▸ WHAT YOU WILL DO: Please quote exactly the opening lines of the data, from the first line to the one where "const yTicks = [-24, -25, -26, -27, -28, -29];" appears.
________________________
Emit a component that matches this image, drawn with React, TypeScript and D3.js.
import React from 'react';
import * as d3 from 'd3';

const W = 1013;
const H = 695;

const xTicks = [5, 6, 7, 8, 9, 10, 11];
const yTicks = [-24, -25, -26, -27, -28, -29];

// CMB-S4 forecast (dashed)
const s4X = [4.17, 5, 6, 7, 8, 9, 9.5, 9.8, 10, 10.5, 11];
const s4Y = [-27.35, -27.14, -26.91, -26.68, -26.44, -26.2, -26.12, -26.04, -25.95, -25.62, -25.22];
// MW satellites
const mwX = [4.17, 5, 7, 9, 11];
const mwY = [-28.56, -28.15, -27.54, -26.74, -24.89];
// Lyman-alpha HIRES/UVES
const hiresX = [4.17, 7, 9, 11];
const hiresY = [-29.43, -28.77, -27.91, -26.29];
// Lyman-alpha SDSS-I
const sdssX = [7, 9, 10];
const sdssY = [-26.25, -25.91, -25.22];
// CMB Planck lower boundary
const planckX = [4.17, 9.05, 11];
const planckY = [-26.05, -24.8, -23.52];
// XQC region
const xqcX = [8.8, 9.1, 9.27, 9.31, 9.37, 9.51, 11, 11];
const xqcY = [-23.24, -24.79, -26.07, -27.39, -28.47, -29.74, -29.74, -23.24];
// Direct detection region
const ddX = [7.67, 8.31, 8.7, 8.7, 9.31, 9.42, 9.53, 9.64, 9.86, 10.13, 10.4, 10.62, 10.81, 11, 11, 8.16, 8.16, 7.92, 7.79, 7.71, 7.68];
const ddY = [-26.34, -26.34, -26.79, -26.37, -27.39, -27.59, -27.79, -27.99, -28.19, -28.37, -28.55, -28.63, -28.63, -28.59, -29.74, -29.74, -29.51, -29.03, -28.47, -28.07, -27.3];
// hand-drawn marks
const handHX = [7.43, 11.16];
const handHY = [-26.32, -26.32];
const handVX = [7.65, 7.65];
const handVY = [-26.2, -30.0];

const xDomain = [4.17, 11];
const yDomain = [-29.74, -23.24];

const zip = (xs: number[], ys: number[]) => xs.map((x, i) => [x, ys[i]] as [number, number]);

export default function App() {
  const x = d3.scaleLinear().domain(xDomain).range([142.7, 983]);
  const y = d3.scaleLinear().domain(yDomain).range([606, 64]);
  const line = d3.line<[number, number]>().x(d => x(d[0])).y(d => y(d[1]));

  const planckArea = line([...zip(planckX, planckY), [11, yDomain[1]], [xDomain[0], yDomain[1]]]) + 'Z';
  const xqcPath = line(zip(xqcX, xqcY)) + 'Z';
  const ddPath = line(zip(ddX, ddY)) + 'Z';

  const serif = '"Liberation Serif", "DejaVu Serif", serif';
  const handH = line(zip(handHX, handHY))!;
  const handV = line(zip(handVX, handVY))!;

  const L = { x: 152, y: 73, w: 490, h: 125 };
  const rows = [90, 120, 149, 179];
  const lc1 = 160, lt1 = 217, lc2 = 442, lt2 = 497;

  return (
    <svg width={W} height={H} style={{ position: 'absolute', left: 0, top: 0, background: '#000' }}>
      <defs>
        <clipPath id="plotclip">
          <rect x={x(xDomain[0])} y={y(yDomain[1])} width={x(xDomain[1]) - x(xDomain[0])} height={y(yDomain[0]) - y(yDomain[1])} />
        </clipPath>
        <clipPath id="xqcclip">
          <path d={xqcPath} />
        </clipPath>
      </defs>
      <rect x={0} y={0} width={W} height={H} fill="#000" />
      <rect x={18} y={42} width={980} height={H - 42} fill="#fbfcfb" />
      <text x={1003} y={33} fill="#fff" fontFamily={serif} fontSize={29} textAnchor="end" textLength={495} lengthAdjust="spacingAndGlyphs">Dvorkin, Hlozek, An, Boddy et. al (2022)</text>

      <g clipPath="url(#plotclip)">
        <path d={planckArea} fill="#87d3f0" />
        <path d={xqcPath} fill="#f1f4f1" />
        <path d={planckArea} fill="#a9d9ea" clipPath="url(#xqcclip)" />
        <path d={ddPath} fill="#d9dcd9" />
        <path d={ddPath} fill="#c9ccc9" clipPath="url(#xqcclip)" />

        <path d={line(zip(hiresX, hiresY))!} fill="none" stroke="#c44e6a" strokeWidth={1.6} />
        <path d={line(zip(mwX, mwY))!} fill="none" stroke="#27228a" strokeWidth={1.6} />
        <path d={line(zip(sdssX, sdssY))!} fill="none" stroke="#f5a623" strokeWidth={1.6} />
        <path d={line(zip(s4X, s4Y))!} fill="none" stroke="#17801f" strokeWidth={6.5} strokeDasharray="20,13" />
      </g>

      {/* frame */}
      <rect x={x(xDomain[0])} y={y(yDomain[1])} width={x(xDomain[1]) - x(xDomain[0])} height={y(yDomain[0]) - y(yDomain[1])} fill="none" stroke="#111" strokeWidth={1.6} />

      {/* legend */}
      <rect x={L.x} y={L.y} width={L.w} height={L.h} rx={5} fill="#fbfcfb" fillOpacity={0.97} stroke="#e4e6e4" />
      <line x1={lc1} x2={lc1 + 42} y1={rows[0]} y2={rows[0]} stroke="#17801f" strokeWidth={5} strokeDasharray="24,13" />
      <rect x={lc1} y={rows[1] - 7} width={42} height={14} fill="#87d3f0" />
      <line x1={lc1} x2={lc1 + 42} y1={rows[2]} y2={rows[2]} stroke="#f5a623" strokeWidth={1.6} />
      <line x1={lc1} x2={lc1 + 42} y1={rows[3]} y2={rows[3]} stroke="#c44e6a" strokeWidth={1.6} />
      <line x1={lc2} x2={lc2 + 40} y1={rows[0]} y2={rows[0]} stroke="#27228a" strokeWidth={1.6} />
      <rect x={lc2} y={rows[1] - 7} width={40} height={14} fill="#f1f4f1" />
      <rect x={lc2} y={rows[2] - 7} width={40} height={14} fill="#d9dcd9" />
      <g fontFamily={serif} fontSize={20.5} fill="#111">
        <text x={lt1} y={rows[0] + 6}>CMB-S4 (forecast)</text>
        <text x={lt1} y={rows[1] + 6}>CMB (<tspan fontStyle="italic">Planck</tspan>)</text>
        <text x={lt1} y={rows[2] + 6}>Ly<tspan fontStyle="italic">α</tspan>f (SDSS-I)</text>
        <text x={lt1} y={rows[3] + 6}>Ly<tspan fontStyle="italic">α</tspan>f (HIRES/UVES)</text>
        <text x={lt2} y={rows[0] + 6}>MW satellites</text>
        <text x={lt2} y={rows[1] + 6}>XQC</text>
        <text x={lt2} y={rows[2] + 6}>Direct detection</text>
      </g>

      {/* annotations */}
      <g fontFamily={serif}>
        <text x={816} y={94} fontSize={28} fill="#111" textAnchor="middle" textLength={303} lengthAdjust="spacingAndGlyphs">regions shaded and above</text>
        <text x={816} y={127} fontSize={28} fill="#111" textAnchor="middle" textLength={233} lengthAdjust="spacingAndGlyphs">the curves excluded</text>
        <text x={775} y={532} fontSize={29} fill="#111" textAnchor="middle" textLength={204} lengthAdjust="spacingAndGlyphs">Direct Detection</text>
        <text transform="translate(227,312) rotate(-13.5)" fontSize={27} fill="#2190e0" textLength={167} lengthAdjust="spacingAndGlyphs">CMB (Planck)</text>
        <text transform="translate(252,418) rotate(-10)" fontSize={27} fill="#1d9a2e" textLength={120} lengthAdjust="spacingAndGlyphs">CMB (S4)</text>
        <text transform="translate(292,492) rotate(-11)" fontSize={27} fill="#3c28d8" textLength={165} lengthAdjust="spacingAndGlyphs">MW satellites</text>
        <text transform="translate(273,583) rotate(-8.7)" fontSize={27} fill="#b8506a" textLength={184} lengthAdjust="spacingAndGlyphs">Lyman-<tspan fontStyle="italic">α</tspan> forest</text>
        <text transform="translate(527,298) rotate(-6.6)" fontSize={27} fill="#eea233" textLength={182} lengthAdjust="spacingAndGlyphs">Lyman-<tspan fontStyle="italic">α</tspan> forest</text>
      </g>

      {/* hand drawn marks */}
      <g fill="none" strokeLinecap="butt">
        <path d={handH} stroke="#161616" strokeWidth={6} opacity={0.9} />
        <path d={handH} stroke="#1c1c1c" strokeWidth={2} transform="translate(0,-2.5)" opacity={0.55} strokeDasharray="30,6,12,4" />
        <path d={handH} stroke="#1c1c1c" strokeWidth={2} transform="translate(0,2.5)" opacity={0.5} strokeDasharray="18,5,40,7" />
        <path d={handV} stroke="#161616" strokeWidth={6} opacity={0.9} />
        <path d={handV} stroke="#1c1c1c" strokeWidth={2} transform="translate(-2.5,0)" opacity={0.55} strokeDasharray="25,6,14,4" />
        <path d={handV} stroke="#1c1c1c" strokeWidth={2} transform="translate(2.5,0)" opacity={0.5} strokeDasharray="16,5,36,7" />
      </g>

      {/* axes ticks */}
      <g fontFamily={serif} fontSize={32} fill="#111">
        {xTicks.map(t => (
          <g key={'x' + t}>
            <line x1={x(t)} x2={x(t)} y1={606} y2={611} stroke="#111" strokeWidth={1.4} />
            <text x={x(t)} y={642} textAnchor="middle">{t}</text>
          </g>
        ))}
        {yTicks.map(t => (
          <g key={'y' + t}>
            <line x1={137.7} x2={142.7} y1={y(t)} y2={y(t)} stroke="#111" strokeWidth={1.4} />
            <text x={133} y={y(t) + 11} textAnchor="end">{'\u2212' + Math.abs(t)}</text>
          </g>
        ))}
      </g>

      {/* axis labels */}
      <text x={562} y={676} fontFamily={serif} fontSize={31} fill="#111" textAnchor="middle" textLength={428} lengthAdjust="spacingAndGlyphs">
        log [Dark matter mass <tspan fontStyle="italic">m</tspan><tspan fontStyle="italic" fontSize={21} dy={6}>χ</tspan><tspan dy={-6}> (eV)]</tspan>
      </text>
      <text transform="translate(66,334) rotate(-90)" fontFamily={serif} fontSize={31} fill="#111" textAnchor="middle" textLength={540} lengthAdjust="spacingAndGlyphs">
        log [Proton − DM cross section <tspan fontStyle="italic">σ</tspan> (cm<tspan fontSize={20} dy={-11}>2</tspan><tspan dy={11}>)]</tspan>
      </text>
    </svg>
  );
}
________________________
▸ FULL ANSWER:
Emit a component that matches this image, drawn with React, TypeScript and D3.js.
import React from 'react';
import * as d3 from 'd3';

const W = 1013;
const H = 695;

const xTicks = [5, 6, 7, 8, 9, 10, 11];
const yTicks = [-24, -25, -26, -27, -28, -29];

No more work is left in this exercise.